Fiji Police Chief Scientist Venti Chandra shared information on physical and forensic drug profiling during the workshop, explaining that while they have the forensic capabilities to detect drugs such as methamphetamine and ketamine, detection of other synthetic drugs remains limited. In particular, she called for strengthening the forensic capabilities of the region’s national authorities to better understand the scale of the drug problem.
“One in three children is a drug trafficker”

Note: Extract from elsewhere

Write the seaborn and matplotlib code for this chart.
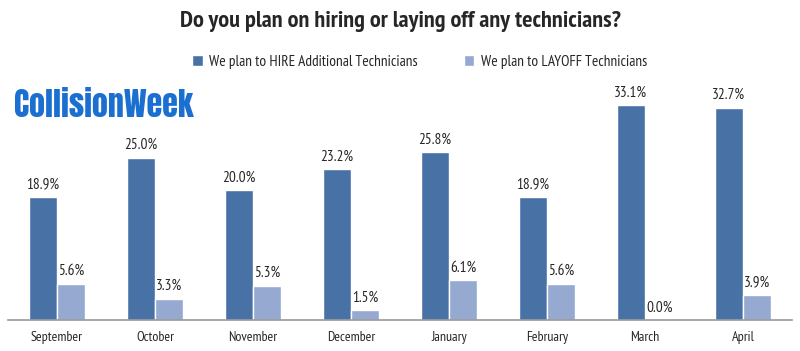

Representatives of Drug Free Fiji, a non-governmental organization that works with local communities, noted an increase in methamphetamine use in the country, particularly among young people who mainly inject the drug using syringes. “It’s more important than ever to work with local communities and the public health sector to prevent public health crises before they happen. The number of people infected with HIV has risen in recent years and, although the causes are not clearly determined, they can be partly attributed to the increase in drug use,” they said during the workshop.
“We conducted a survey in some communities in 2019 and found that one in three children is a drug dealer,” said Kalesi Volatabu, founder of Drug Free Fiji. “In recent years, we have also observed more young people, including schoolchildren, using methamphetamine, usually sharing a syringe between five people.”
Ilisapeci Veibuli, director of the Fiji Women’s Crisis Centre, interviewed by New Zealand media outlet 1news, observed with concern the rapid rise in methamphetamine use and says it is now normalized. “People are doing it in public, they’re not afraid of the law,” she said, “I feel like it’s in every home and every community: villages, in schools, kids are using it, students are using it.”
Pio Tikoduadua, the country’s Minister of the Interior, issued a statement last Friday announcing the use of firearms as a deterrent to the upsurge in drug sales and consumption. Earlier this year, nearly five tons of methamphetamine from Mexico were found in two houses on the island.
Drugs as an escape
The problem of excessive hard drug use in Fiji is not new, however. According to the U.S. Institute of Peace, drug-related arrests in Fiji increased 9‑fold between 2009 and 2018, and methamphetamine-related arrests increased 6‑fold between 2009 and 2019.
Speaking at the National University of Fiji last month, Josua Naisele, director of the Substance Abuse Advisory Council, said students start by smoking cigarettes and consuming alcohol and “kava,” a local herbal drink with sedative, anesthetic, and euphoric properties, before turning to hard drugs, Fiji Broadcasting Corporation reported.
The director pointed out that some students use drugs because of pressure from their loved ones, some use it as an escape from their problems, while others are victims or survivors of abuse, sexual abuse, or neglect.